Incendio doloso alla piscina di Misano

"Il mio cliente nega ogni addebito - ha detto l'avvocato del ristoratore, Isabella Giampaoli del Foro di Pesaro -. Anzi riferisce di ottimi rapporti umani con il vicino. Quelle taniche per l'olio sono in uso a quasi tutti i ristoranti in zona. E poi ricordiamo che c'erano già state altre minacce ed episodi diversi verosimilmente collegati all'omofobia". Alla matrice omofoba, che sarebbe poi stata smentita dalle indagini dei carabinieri di Riccione coordinati dal sostituto procuratore Luca Bertuzzi, aveva chiaramente fatto riferimento pubblicamente il gestore della piscina subito dopo l'incendio. "E' stato un gesto omofobo.
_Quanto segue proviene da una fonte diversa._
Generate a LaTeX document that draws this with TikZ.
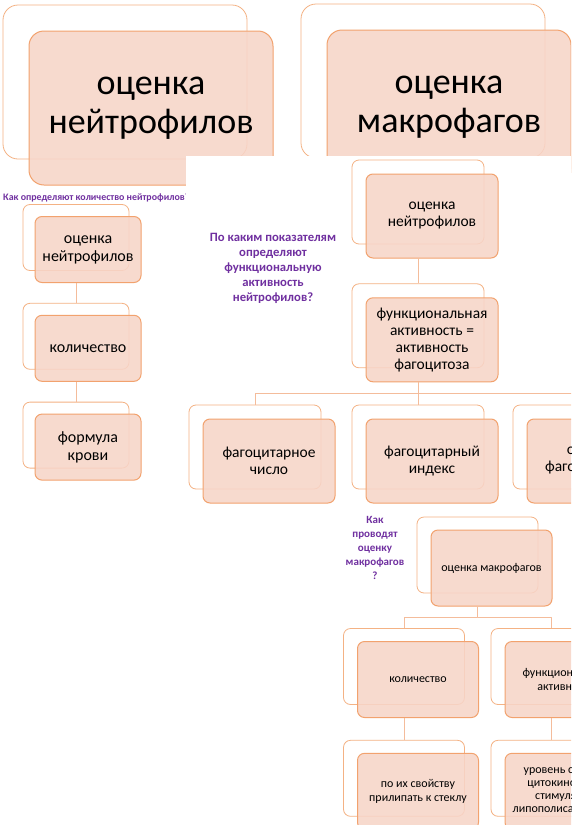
\documentclass[tikz,border=0pt]{standalone}
\usepackage{fontspec}
\setmainfont{Carlito}
\usetikzlibrary{positioning,calc}
\definecolor{cardfill}{RGB}{247,213,200}
\definecolor{cardline}{RGB}{242,162,110}
\definecolor{ghostline}{RGB}{244,178,132}
\definecolor{linkline}{RGB}{244,188,155}
\definecolor{askpurple}{RGB}{112,48,160}

\begin{document}
\begin{tikzpicture}[x=1pt,y=-1pt,line join=round]
  \tikzstyle{ghost}=[draw=ghostline,line width=0.8pt,fill=white,rounded corners=7pt,minimum width=132pt,minimum height=84pt,inner sep=0pt]
  \tikzstyle{card}=[draw=cardline,line width=1pt,fill=cardfill,fill opacity=0.88,text opacity=1,rounded corners=7pt,minimum width=132pt,minimum height=84pt,align=center,inner sep=2pt,font=\fontsize{15.5}{17}\selectfont]
  \tikzstyle{small}=[minimum width=106pt,minimum height=66pt,font=\fontsize{16}{18}\selectfont]
  \tikzstyle{tiny}=[minimum width=121pt,minimum height=76pt,font=\fontsize{12}{14}\selectfont]
  \tikzstyle{big}=[minimum width=244pt,minimum height=154pt,rounded corners=15pt,font=\fontsize{36}{39}\selectfont]
  \tikzstyle{link}=[draw=linkline,line width=0.9pt]
  \tikzstyle{ask}=[text=askpurple,align=center,inner sep=0pt,font=\bfseries\fontsize{12.7}{15}\selectfont]
  \useasboundingbox (0,0) rectangle (571,825);
  \clip (0,0) rectangle (571,825);
  \fill[white] (0,0) rectangle (571,825);
  % two big title slides
  \node[ghost,big] (topN) at (125,82) {};
  \node[card,big] (topNc) at ($(topN)+(26,26)$) {оценка\\нейтрофилов};
  \node[ghost,big] (topM) at (423,81) {};
  \node[card,big] (topMc) at ($(topM)+(26,26)$) {оценка\\макрофагов};
  % how the count is found
  \node[ask,anchor=west,font=\bfseries\fontsize{9.9}{12}\selectfont] (askN) at (3,198) {Как определяют количество нейтрофилов?};
  \node[ghost,small] (l1) at (76,237.5) {};
  \node[card,small] (l1c) at ($(l1)+(12,12)$) {оценка\\нейтрофилов};
  \node[ghost,small,below=32pt of l1] (l2) {};
  \node[card,small] (l2c) at ($(l2)+(12,12)$) {количество};
  \node[ghost,small,below=32pt of l2] (l3) {};
  \node[card,small] (l3c) at ($(l3)+(12,12)$) {формула\\крови};
  \draw[link] (l1c.south -| l1) -- (l2.north);
  \draw[link] (l2c.south -| l2) -- (l3.north);
  % functional activity slide
  \fill[white] (186,156) rectangle (571,825);
  \node[ask] (askF) at (273,268.5) {По каким показателям\\определяют\\функциональную\\активность\\нейтрофилов?};
  \node[ghost] (b1) at (418,202) {};
  \node[card] (b1c) at ($(b1)+(14,14)$) {оценка\\нейтрофилов};
  \node[ghost,below=39pt of b1] (b2) {};
  \node[card] (b2c) at ($(b2)+(14,14)$) {функциональная\\активность =\\активность\\фагоцитоза};
  \node[ghost] (c1) at (255,447) {};
  \node[card] (c1c) at ($(c1)+(14,14)$) {фагоцитарное\\число};
  \node[ghost] (c2) at (418,447) {};
  \node[card] (c2c) at ($(c2)+(14,14)$) {фагоцитарный\\индекс};
  \node[ghost] (c3) at (579,447) {};
  \node[card] (c3c) at ($(c3)+(14,14)$) {опсоно-\\фагоцитарный};
  \coordinate (busC) at (418,393);
  \draw[link] (b1c.south -| b1) -- (b2.north);
  \draw[link] (b2c.south -| b2) -- (busC) -| (c1.north);
  \draw[link] (busC) -- (c2.north);
  \draw[link] (busC) -| (c3.north);
  % macrophage slide
  \node[ask,font=\bfseries\fontsize{11}{14}\selectfont] (askM) at (375,548) {Как\\проводят\\оценку\\макрофагов\\?};
  \node[ghost,tiny] (d1) at (477.5,555) {};
  \node[card,tiny] (d1c) at ($(d1)+(14,13)$) {оценка макрофагов};
  \node[ghost,tiny] (e1) at (404,666.5) {};
  \node[card,tiny] (e1c) at ($(e1)+(14,13)$) {количество};
  \node[ghost,tiny] (e2) at (551.5,666.5) {};
  \node[card,tiny] (e2c) at ($(e2)+(14,13)$) {функциональная\\активность};
  \node[ghost,tiny,below=35pt of e1] (f1) {};
  \node[card,tiny] (f1c) at ($(f1)+(14,13)$) {по их свойству\\прилипать к стеклу};
  \node[ghost,tiny,below=35pt of e2] (f2) {};
  \node[card,tiny,font=\fontsize{12}{13}\selectfont] (f2c) at ($(f2)+(14,13)$) {уровень синтеза\\цитокинов при\\стимуляции\\липополисахаридом};
  \coordinate (busE) at (477.5,617);
  \draw[link] (d1c.south -| d1) -- (busE) -| (e1.north);
  \draw[link] (busE) -| (e2.north);
  \draw[link] (e1c.south -| e1) -- (f1.north);
  \draw[link] (e2c.south -| e2) -- (f2.north);
\end{tikzpicture}
\end{document}
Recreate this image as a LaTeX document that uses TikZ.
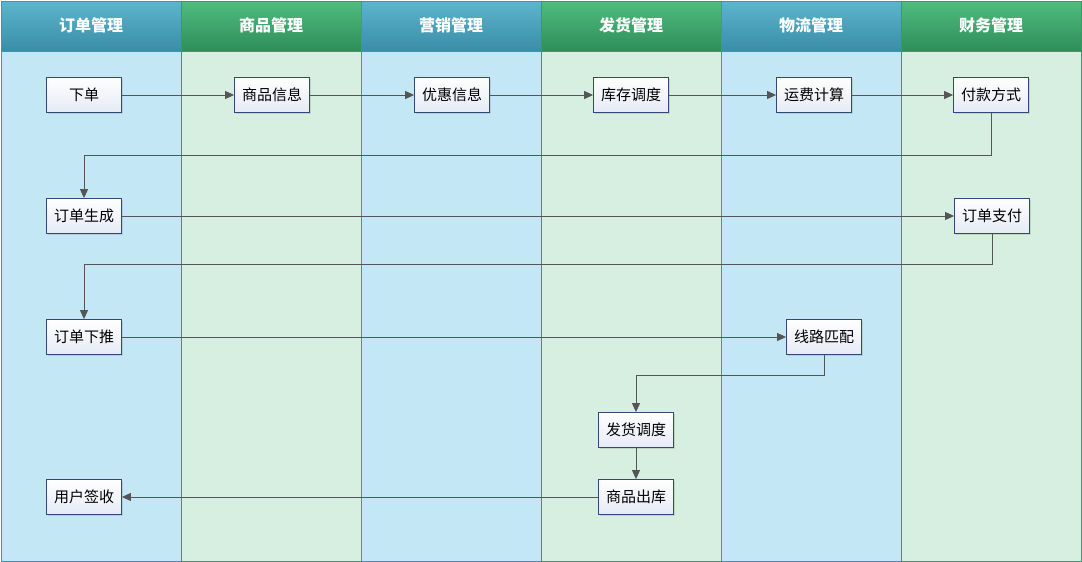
\documentclass[tikz,border=0pt]{standalone}
\usepackage{fontspec}
\newfontfamily\cjk{Noto Sans CJK SC}
\usetikzlibrary{arrows.meta,shadows}
\definecolor{blueBody}{HTML}{C4E7F5}
\definecolor{greenBody}{HTML}{D7EFE1}
\definecolor{blueTop}{HTML}{5DB5CD}
\definecolor{blueBot}{HTML}{3A8DA7}
\definecolor{greenTop}{HTML}{4FBD7E}
\definecolor{greenBot}{HTML}{2E8E59}
\definecolor{blueEdge}{HTML}{3E94B2}
\definecolor{greenEdge}{HTML}{3A9673}
\definecolor{boxline}{HTML}{2F4A78}
\definecolor{boxbot}{HTML}{E6EAF5}
\definecolor{linegray}{HTML}{555555}
\begin{document}
\begin{tikzpicture}[x=1pt,y=-1pt,
  task/.style={draw=boxline, line width=0.8pt, top color=white, bottom color=boxbot,
    minimum width=75pt, minimum height=35pt, inner sep=0pt,
    font=\cjk\fontsize{15}{15}\selectfont,
    drop shadow={shadow xshift=1.5pt, shadow yshift=-1.5pt, opacity=0.25, fill=gray}},
  flow/.style={draw=linegray, line width=0.9pt, -{Triangle[length=9pt,width=8pt]}},
  lanehead/.style={font=\cjk\bfseries\fontsize{16}{16}\selectfont, text=white}]
\useasboundingbox (0,0) rectangle (1082,562);

% swimlanes
\foreach \i/\name/\col in {0/订单管理/blue, 1/商品管理/green, 2/营销管理/blue,
                           3/发货管理/green, 4/物流管理/blue, 5/财务管理/green} {
  \pgfmathsetmacro\x{1+180*\i}
  \fill[\col Body] (\x,51) rectangle (\x+180,561);
  \shade[top color=\col Top, bottom color=\col Bot] (\x,1) rectangle (\x+180,51);
  \draw[\col Edge, line width=0.8pt] (\x,1) rectangle (\x+180,561);
  \draw[\col Edge, line width=0.8pt] (\x,51) -- (\x+180,51);
  \node[lanehead] (head\i) at (\x+90,25) {\name};
}

% tasks
\node[task] (order) at (84,95) {下单};
\node[task] (goods) at (272,95) {商品信息};
\node[task] (promo) at (452,95) {优惠信息};
\node[task] (stock) at (631,95) {库存调度};
\node[task] (freight) at (814,95) {运费计算};
\node[task] (paymode) at (991,95) {付款方式};
\node[task] (create) at (84,216) {订单生成};
\node[task] (pay) at (992,216) {订单支付};
\node[task] (push) at (84,337) {订单下推};
\node[task] (route) at (824,337) {线路匹配};
\node[task] (dispatch) at (636,430) {发货调度};
\node[task] (outbound) at (636,497) {商品出库};
\node[task] (receive) at (84,497) {用户签收};

% flow
\draw[flow] (order) -- (goods);
\draw[flow] (goods) -- (promo);
\draw[flow] (promo) -- (stock);
\draw[flow] (stock) -- (freight);
\draw[flow] (freight) -- (paymode);
\draw[flow] (paymode.south) -- ++(0,43) -| (create.north);
\draw[flow] (create) -- (pay);
\draw[flow] (pay.south) -- ++(0,31) -| (push.north);
\draw[flow] (push) -- (route);
\draw[flow] (route.south) -- ++(0,21) -| (dispatch.north);
\draw[flow] (dispatch) -- (outbound);
\draw[flow] (outbound) -- (receive);
\end{tikzpicture}
\end{document}
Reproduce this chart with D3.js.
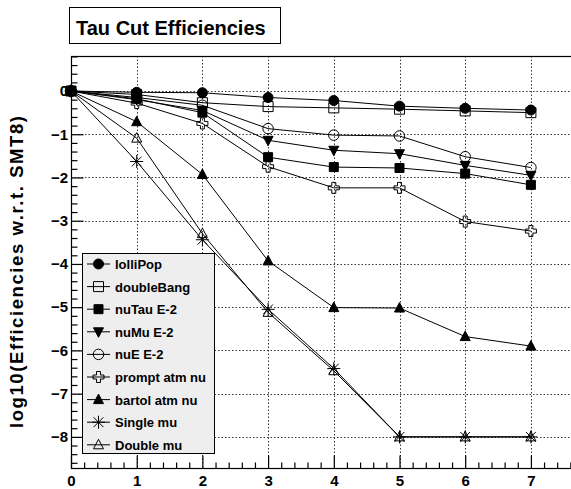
<!DOCTYPE html>
<html>
<head>
<meta charset="utf-8">
<script src="https://cdn.jsdelivr.net/npm/d3@7"></script>
<style>
  html, body { margin: 0; padding: 0; background: #fff; }
  svg { display: block; font-family: "Liberation Sans", Arial, Helvetica, sans-serif; font-weight: bold; }
</style>
</head>
<body>
<svg id="chart" width="571" height="489"></svg>
<script>
// Cut levels on the x axis
const cuts = [0, 1, 2, 3, 4, 5, 6, 7];

// log10 of efficiency relative to SMT8, one array per sample
const lolliPop    = [0, -0.03, -0.04, -0.15, -0.22, -0.35, -0.40, -0.44];
const doubleBang  = [0, -0.08, -0.27, -0.36, -0.39, -0.42, -0.46, -0.50];
const nuTau       = [0, -0.18, -0.50, -1.53, -1.76, -1.78, -1.91, -2.17];
const nuMu        = [0, -0.20, -0.45, -1.14, -1.37, -1.45, -1.72, -1.95];
const nuE         = [0, -0.15, -0.33, -0.87, -1.02, -1.04, -1.52, -1.77];
const promptAtm   = [0, -0.28, -0.75, -1.75, -2.24, -2.24, -3.02, -3.24];
const bartolAtm   = [0, -0.71, -1.93, -3.93, -5.01, -5.02, -5.68, -5.90];
const singleMu    = [0, -1.63, -3.44, -5.05, -6.42, -8.00, -8.00, -8.00];
const doubleMu    = [0, -1.09, -3.30, -5.12, -6.47, -8.00, -8.00, -8.00];

const seriesNames = ["lolliPop", "doubleBang", "nuTau E-2", "nuMu E-2", "nuE E-2",
                     "prompt atm nu", "bartol atm nu", "Single mu", "Double mu"];
const seriesValues = [lolliPop, doubleBang, nuTau, nuMu, nuE, promptAtm, bartolAtm, singleMu, doubleMu];
const seriesMarkers = ["circleFilled", "squareOpen", "squareFilled", "triDownFilled", "circleOpen",
                       "crossOpen", "triUpFilled", "asterisk", "triUpOpen"];

const yTickValues = [0, -1, -2, -3, -4, -5, -6, -7, -8];
const xTickValues = [0, 1, 2, 3, 4, 5, 6, 7];

const svg = d3.select("#chart");

// Frame geometry
const frameLeft = 71, frameTop = 56, frameBottom = 468;
const xMax = 7.7, yTop = 0.81, yBottom = -8.72;
const x = d3.scaleLinear().domain([0, xMax]).range([frameLeft, frameLeft + xMax * 65.7]);
const y = d3.scaleLinear().domain([yTop, yBottom]).range([frameTop, frameBottom]);

// Dotted grid
const grid = svg.append("g").attr("stroke", "#333").attr("stroke-width", 1)
  .attr("stroke-dasharray", "1.5,2");
xTickValues.filter(d => d > 0).forEach(d => {
  grid.append("line").attr("x1", Math.round(x(d)) + 0.5).attr("x2", Math.round(x(d)) + 0.5)
    .attr("y1", frameTop).attr("y2", frameBottom);
});
yTickValues.forEach(d => {
  grid.append("line").attr("x1", frameLeft).attr("x2", 571)
    .attr("y1", Math.round(y(d)) + 0.5).attr("y2", Math.round(y(d)) + 0.5);
});

// Frame
svg.append("rect").attr("x", frameLeft + 0.5).attr("y", frameTop + 0.5)
  .attr("width", x(xMax) - frameLeft).attr("height", frameBottom - frameTop)
  .attr("fill", "none").attr("stroke", "#000").attr("stroke-width", 1.2);

// Y axis ticks (drawn inward)
const yAxis = d3.axisRight(y)
  .tickValues(d3.range(-43, 5).map(i => i * 0.2).filter(v => v >= yBottom && v <= yTop))
  .tickSizeInner(6).tickSizeOuter(0).tickFormat("");
const gy = svg.append("g").attr("transform", `translate(${frameLeft + 0.5},0)`).call(yAxis);
gy.select(".domain").remove();
gy.selectAll(".tick line").attr("x2", d => Math.abs(d - Math.round(d)) < 1e-6 ? 12 : 6)
  .attr("stroke-width", 1.2);

const yLabels = d3.axisLeft(y).tickValues(yTickValues).tickSize(0).tickPadding(3)
  .tickFormat(d3.format("d"));
const gyl = svg.append("g").attr("transform", `translate(${frameLeft},0)`).call(yLabels);
gyl.select(".domain").remove();
gyl.selectAll("text").attr("font-size", 15).attr("font-weight", "bold")
  .attr("font-family", "Liberation Sans, Arial, sans-serif").attr("fill", "#000");

// X axis ticks (drawn upward)
const xAxis = d3.axisTop(x)
  .tickValues(d3.range(0, 39).map(i => i * 0.2).filter(v => v <= xMax))
  .tickSizeInner(6).tickSizeOuter(0).tickFormat("");
const gx = svg.append("g").attr("transform", `translate(0,${frameBottom + 0.5})`).call(xAxis);
gx.select(".domain").remove();
gx.selectAll(".tick line").attr("y2", d => Math.abs(d - Math.round(d)) < 1e-6 ? -13 : -6)
  .attr("stroke-width", 1.2);

const xLabels = d3.axisBottom(x).tickValues(xTickValues).tickSize(0).tickPadding(0)
  .tickFormat(d3.format("d"));
const gxl = svg.append("g").attr("transform", `translate(0,${frameBottom})`).call(xLabels);
gxl.select(".domain").remove();
gxl.selectAll("text").attr("font-size", 15).attr("font-weight", "bold")
  .attr("font-family", "Liberation Sans, Arial, sans-serif").attr("fill", "#000")
  .attr("dy", null).attr("y", 18);

// Y axis title
svg.append("text")
  .attr("transform", `translate(23,272) rotate(-90)`)
  .attr("text-anchor", "middle").attr("font-size", 18.5).attr("fill", "#000")
  .attr("textLength", 312).attr("lengthAdjust", "spacing")
  .text("log10(Efficiencies w.r.t.  SMT8)");

// Marker shapes
function markerPath(kind, s) {
  const h = s / 2;
  switch (kind) {
    case "circleFilled": case "circleOpen":
      return d3.symbol(d3.symbolCircle, Math.PI * h * h)();
    case "squareFilled": case "squareOpen":
      return `M${-h},${-h}H${h}V${h}H${-h}Z`;
    case "triUpFilled": case "triUpOpen":
      return `M0,${-h * 1.1}L${h},${h * 0.8}L${-h},${h * 0.8}Z`;
    case "triDownFilled":
      return `M0,${h * 1.1}L${h},${-h * 0.8}L${-h},${-h * 0.8}Z`;
    case "crossOpen": {
      const a = h * 0.36;
      return `M${-a},${-h}H${a}V${-a}H${h}V${a}H${a}V${h}H${-a}V${a}H${-h}V${-a}H${-a}Z`;
    }
    case "asterisk": {
      const d = h * 0.75;
      return `M${-h},0H${h}M0,${-h}V${h}M${-d},${-d}L${d},${d}M${-d},${d}L${d},${-d}`;
    }
  }
}
const markerSize = {
  circleFilled: 10, circleOpen: 10.5, squareFilled: 9, squareOpen: 10,
  triUpFilled: 10, triUpOpen: 10, triDownFilled: 10, crossOpen: 11, asterisk: 13
};
function drawMarker(g, kind, cx, cy) {
  const filled = kind.endsWith("Filled");
  g.append("path").attr("d", markerPath(kind, markerSize[kind]))
    .attr("transform", `translate(${cx},${cy})`)
    .attr("fill", filled ? "#000" : "none")
    .attr("stroke", "#000").attr("stroke-width", 1);
}

// Series: connecting line, then markers
const line = d3.line().x((d, i) => x(cuts[i])).y(d => y(d));
seriesValues.forEach((vals, k) => {
  const g = svg.append("g");
  g.append("path").datum(vals).attr("d", line)
    .attr("fill", "none").attr("stroke", "#000").attr("stroke-width", 1);
  vals.forEach((v, i) => drawMarker(g, seriesMarkers[k], x(cuts[i]), y(v)));
});

// Legend
const lg = svg.append("g");
lg.append("rect").attr("x", 82.5).attr("y", 253.5).attr("width", 132).attr("height", 200)
  .attr("fill", "#eeeeee").attr("stroke", "#000").attr("stroke-width", 1);
seriesNames.forEach((name, i) => {
  const cy = 264 + i * 22.6;
  lg.append("line").attr("x1", 87).attr("x2", 110).attr("y1", cy).attr("y2", cy)
    .attr("stroke", "#000").attr("stroke-width", 1);
  drawMarker(lg, seriesMarkers[i], 98.5, cy);
  lg.append("text").attr("x", 115).attr("y", cy + 5).attr("font-size", 13)
    .attr("fill", "#000").text(name);
});

// Title box
svg.append("rect").attr("x", 69.5).attr("y", 7.5).attr("width", 211).attr("height", 36)
  .attr("fill", "#fff").attr("stroke", "#000").attr("stroke-width", 1);
svg.append("text").attr("x", 76).attr("y", 35).attr("font-size", 20).attr("fill", "#000")
  .text("Tau Cut Efficiencies");
</script>
</body>
</html>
Sono anni che va avanti così solo perché sono gay. Avevamo esposto le bandiere arcobaleno per la settimana del Pride e si vede che a qualcuno hanno dato fastidio", aveva raccontato a giornali e tv, Davide Piccioni, il gestore della piscina che poi su internet aveva lanciato una raccolta fondi per ricostruire l'impianto.